Cherry Crush
- Author: Cathy Cassidy
- Language: English
- Genre: Young adult fiction
- Publisher: Puffin Books
- Publication date: 2 September 2010
- Publication place: England, United Kingdom
- Followed by: Marshmallow Skye

= Cherry Crush (novel) =

Book by Cathy Cassidy

Cherry Crush is a British novel written by the English author Cathy Cassidy. It is the first book in the Chocolate Box Girls series. The book revolves around the suddenly upturned life of Cherry Costello who just moved to Somerset with her father to live with her father's girlfriend Charlotte Tanberry. When she arrives there, she realizes she has four new sisters.
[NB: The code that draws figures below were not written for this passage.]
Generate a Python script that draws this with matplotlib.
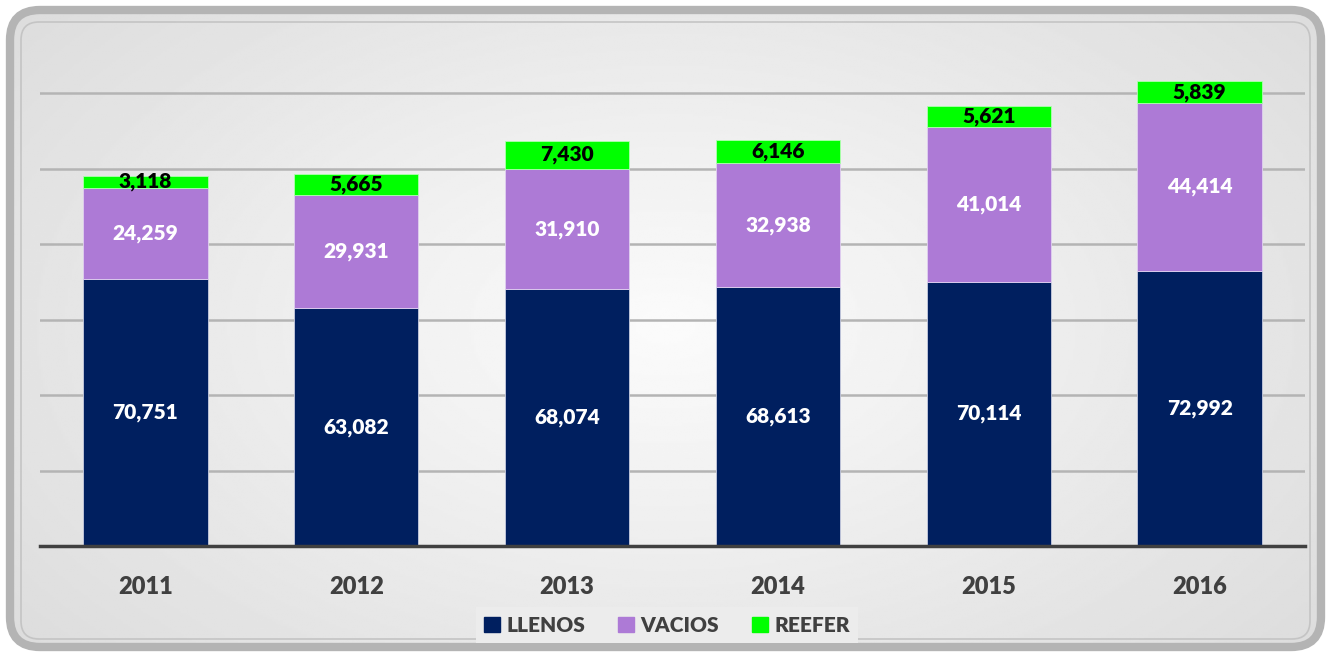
import numpy as np
import matplotlib.pyplot as plt
from matplotlib.patches import FancyBboxPatch, Patch

years = ["2011", "2012", "2013", "2014", "2015", "2016"]
llenos = [70751, 63082, 68074, 68613, 70114, 72992]
vacios = [24259, 29931, 31910, 32938, 41014, 44414]
reefer = [3118, 5665, 7430, 6146, 5621, 5839]

c_llenos = "#001f5f"
c_vacios = "#ad7ad6"
c_reefer = "#00ff00"
txt_gray = "#404040"

plt.rcParams["font.family"] = ["Lato", "DejaVu Sans"]
W, H = 1331, 653

fig = plt.figure(figsize=(W / 100, H / 100), dpi=100, facecolor="white")

# background with soft radial gradient, clipped to a rounded frame
bg = fig.add_axes([0, 0, 1, 1])
bg.set_xlim(0, W)
bg.set_ylim(0, H)
bg.axis("off")
yy, xx = np.mgrid[-1:1:300j, -1:1:600j]
r = np.sqrt((xx / 1.15) ** 2 + (yy / 1.4) ** 2)
im = bg.imshow(0.985 - 0.11 * np.clip(r, 0, 1.2), cmap="gray", vmin=0, vmax=1,
               aspect="auto", extent=[0, W, 0, H])
outer = FancyBboxPatch((10, 6), W - 20, H - 16,
                       boxstyle="round,pad=0,rounding_size=30",
                       facecolor="none", edgecolor="#b4b4b4", linewidth=6)
bg.add_patch(outer)
im.set_clip_path(outer)
inner = FancyBboxPatch((21, 14), W - 42, H - 36,
                       boxstyle="round,pad=0,rounding_size=18",
                       facecolor="none", edgecolor="#c4c4c4", linewidth=1.2)
bg.add_patch(inner)

ax = fig.add_axes([40 / W, 107 / H, 1265 / W, 528 / H])
ax.set_facecolor("none")

x = np.arange(len(years))
w = 0.59
bottom2 = np.array(llenos)
bottom3 = bottom2 + np.array(vacios)
ax.bar(x, llenos, w, color=c_llenos, edgecolor="#c8cce0", linewidth=0.6, zorder=3)
ax.bar(x, vacios, w, bottom=bottom2, color=c_vacios, edgecolor="#e0d0f0", linewidth=0.6, zorder=3)
ax.bar(x, reefer, w, bottom=bottom3, color=c_reefer, edgecolor="#b0ffb0", linewidth=0.6, zorder=3)

for i in range(len(years)):
    ax.text(x[i], llenos[i] / 2, f"{llenos[i]:,}", ha="center", va="center",
            color="white", fontsize=15, fontweight="heavy", zorder=4)
    ax.text(x[i], bottom2[i] + vacios[i] / 2, f"{vacios[i]:,}", ha="center", va="center",
            color="white", fontsize=15, fontweight="heavy", zorder=4)
    ax.text(x[i], bottom3[i] + reefer[i] / 2, f"{reefer[i]:,}", ha="center", va="center",
            color="black", fontsize=15, fontweight="heavy", zorder=4)

ax.set_xlim(-0.5, len(years) - 0.5)
ax.set_ylim(0, 140000)
ax.set_yticks(np.arange(20000, 140000, 20000))
ax.yaxis.grid(True, color="#b4b4b4", linewidth=1.8, zorder=0)
ax.tick_params(axis="y", left=False, labelleft=False)
ax.set_xticks(x)
ax.set_xticklabels(years, fontsize=17, fontweight="heavy", color=txt_gray)
ax.tick_params(axis="x", bottom=False, pad=18)
for s in ["top", "right", "left"]:
    ax.spines[s].set_visible(False)
ax.spines["bottom"].set_color("#404040")
ax.spines["bottom"].set_linewidth(2.5)
ax.spines["bottom"].set_zorder(5)

handles = [Patch(color=c_llenos, label="LLENOS"),
           Patch(color=c_vacios, label="VACIOS"),
           Patch(color=c_reefer, label="REEFER")]
leg = fig.legend(handles=handles, loc="center", bbox_to_anchor=(667 / W, 1 - 625 / H),
                 ncol=3, frameon=True, fancybox=False, facecolor="#ececec", edgecolor="none",
                 framealpha=1, handlelength=0.75, handleheight=0.75, handletextpad=0.3,
                 columnspacing=1.6, prop={"size": 15, "weight": "heavy"})
for t in leg.get_texts():
    t.set_color(txt_gray)

fig.savefig("out.png", dpi=100)
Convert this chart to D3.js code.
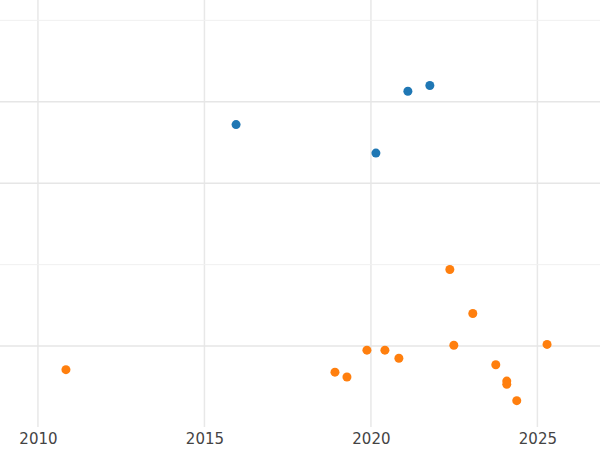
<!DOCTYPE html>
<html><head><meta charset="utf-8">
<script src="https://cdn.jsdelivr.net/npm/d3@7"></script>
<style>body{margin:0;background:#fff}</style>
</head><body>
<svg id="chart" width="600" height="450"></svg>
<script>
// values (y in arbitrary grid units)
var blueX = [2015.95, 2020.15, 2021.11, 2021.77];
var blueY = [3.72, 3.37, 4.13, 4.20];
var orangeX = [2010.84, 2018.92, 2019.28, 2019.88, 2020.42, 2020.84, 2022.37, 2022.49, 2023.06, 2023.75, 2024.08, 2024.08, 2024.38, 2025.29];
var orangeY = [0.71, 0.68, 0.62, 0.95, 0.95, 0.85, 1.94, 1.01, 1.40, 0.77, 0.57, 0.53, 0.33, 1.02];
var xTicks = [2010, 2015, 2020, 2025];
var majorY = [1, 3, 4];
var minorY = [2, 5];

var svg = d3.select('#chart');
var x = d3.scaleLinear().domain([2008.86, 2026.88]).range([0, 600]);
var y = d3.scaleLinear().domain([0, 5.25]).range([427.5, 0]);

// grid
svg.selectAll('.vg').data(xTicks).enter().append('line')
    .attr('x1', d => x(d)).attr('x2', d => x(d))
    .attr('y1', 0).attr('y2', 427)
    .attr('stroke', '#e8e8e8').attr('stroke-width', 1.5);
svg.selectAll('.mg').data(minorY).enter().append('line')
    .attr('x1', 0).attr('x2', 600)
    .attr('y1', d => y(d)).attr('y2', d => y(d))
    .attr('stroke', '#f0f0f0').attr('stroke-width', 1);
svg.selectAll('.hg').data(majorY).enter().append('line')
    .attr('x1', 0).attr('x2', 600)
    .attr('y1', d => y(d)).attr('y2', d => y(d))
    .attr('stroke', '#e6e6e6').attr('stroke-width', 1.5);

// x axis labels
var axis = svg.append('g').attr('transform', 'translate(0,427)')
    .call(d3.axisBottom(x).tickValues(xTicks).tickFormat(d3.format('d')).tickSize(0).tickPadding(6));
axis.select('.domain').remove();
axis.selectAll('text').attr('font-family', 'DejaVu Sans').attr('font-size', 15).attr('fill', '#444');

// points
function drawSeries(xs, ys, color) {
    svg.append('g').selectAll('circle').data(xs).enter().append('circle')
        .attr('cx', d => x(d)).attr('cy', (d, i) => y(ys[i]))
        .attr('r', 4.5).attr('fill', color);
}
drawSeries(blueX, blueY, '#1f77b4');
drawSeries(orangeX, orangeY, '#ff7f0e');
</script>
</body></html>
The plot deals with her attraction to her new stepsister's boyfriend Shay, while maintaining her desire to fit in.

==Conception==
Cassidy wanted to write a book about chocolate, choosing to write about five different individuals and their love of chocolate. The Chocolate Box Girls are her first series of books, excluding Cassidy's series, Daizy Starr, and two loosely linked books, Dizzy and Lucky Star.

==Synopsis==
The book starts when Cherry and her father Paddy are about to move to Somerset. They move in with Paddy's girlfriend Charlotte and her four daughters; Skye, Summer, Coco, and Honey. Charlotte and Paddy also want to start their dream business: making chocolate. In Tanglewood, Charlotte's home, Cherry meets Shay Fletcher and begins to develop a crush on him. However, Shay already has a girlfriend: Charlotte's spiteful eldest daughter, Honey. Cherry knows her friendship with Shay is dangerous. She tries to impress and make her stepsisters like her by telling lies about the luxurious life she used to lead back in Glasgow. Soon Cherry learns that the girls have already sensed she is lying and that they liked her better when she was the real Cherry instead of Cherry the liar. Honey and Cherry have many fights, mainly because she suspects that Cherry and Shay are becoming too close to each other. The girls and Charlotte also assist Paddy in starting a chocolate business by organizing a successful chocolate festival, and Paddy's chocolates are in high demand. The story concludes with Shay and Cherry traveling by canoe after Cherry is slapped by Honey and her lies as the canoe breaks down. They end up spending the night together in a cave and are found in the morning. Shay's dad finally realizes his son's value and decides not to be hard on him. After that, Shay and Cherry end up becoming a couple.

==Sequels==
Five books have been published for The Chocolate Box Girls game.

Cherry Crushs immediate sequel, Marshmallow Skye, has already been published, and the third book in the series, Summer's Dream was released on 7 June 2012.

The last three books are Coco Caramel, Sweet Honey and Fortune Cookie. Coco Caramel was released in June 2013, Sweet Honey was released in 2014 and Fortune Cookie was released in June 2015.